Bank's announcement gets earnings season underway
Toronto-Dominion Bank (TD) saw profits tick upwards in the second quarter as resilience on the personal and commercial banking front helped offset higher loan-loss provisions and subdued performance on the US retail side.
The banking giant posted adjusted net income of $3.79 billion, an increase from $3.71 billion in Q2 2023, with adjusted diluted earnings per share jumping to $2.04 compared with $1.91 for the same period last year.
Its release of Q2 financials on Thursday morning (May 23) made it the first of Canada’s six largest banks to reveal how it had performed for the quarter ending April 30.
Provisions for credit losses – a much-highlighted trend among top financial institutions – continued to climb. The bank set aside $1.07 billion for souring loans in Q2, up from $599 million in the second quarter last year and $1.0 billion on a quarter-over-quarter basis.

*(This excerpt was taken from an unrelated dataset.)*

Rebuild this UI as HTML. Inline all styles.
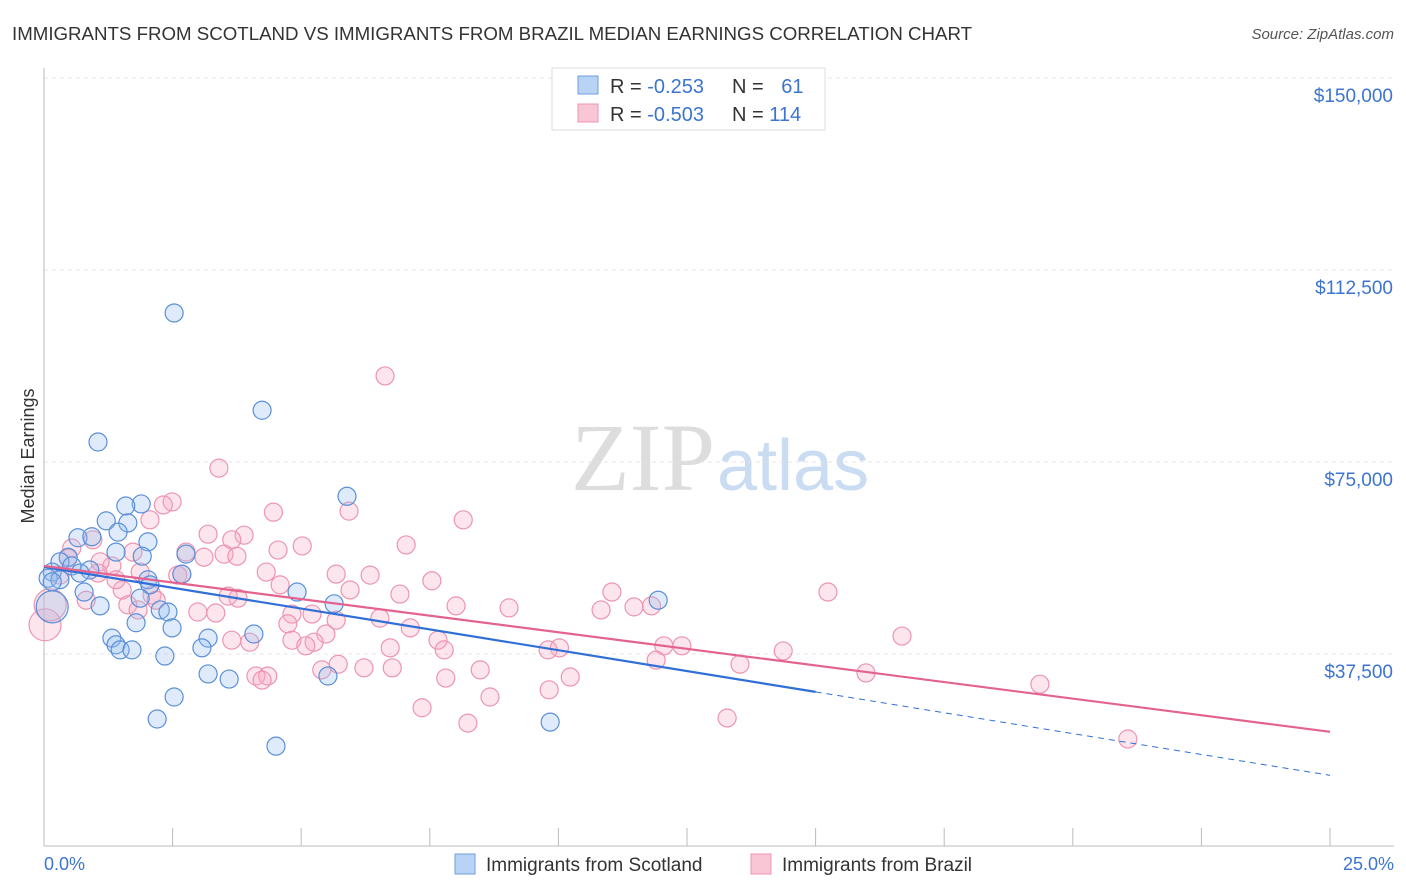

In Canadian personal and commercial banking, net income increased by 7% over 2023’s second quarter, TD said, jumping to nearly $1.74 billion as a revenue surge helped offset those higher loan loss provisions.
In its US retail division, meanwhile, reported net income plunged by 59% in what the bank described as a “challenging” environment, falling to $580 million with earnings from its investment in The Charles Schwab Corporation dipping by 27% year over year to $183 million.
The bank highlighted its cooperation with US regulators in recent months to overhaul its anti-money laundering (AML) program amid a probe into its practices by the Department of Justice.
Last month, the bank put aside hundreds of millions of dollars in relation to one investigation into alleged laundering of funds linked to the sale of illegal drugs, with provisions for investigations tied to its AML program totalling $615 million in Q2.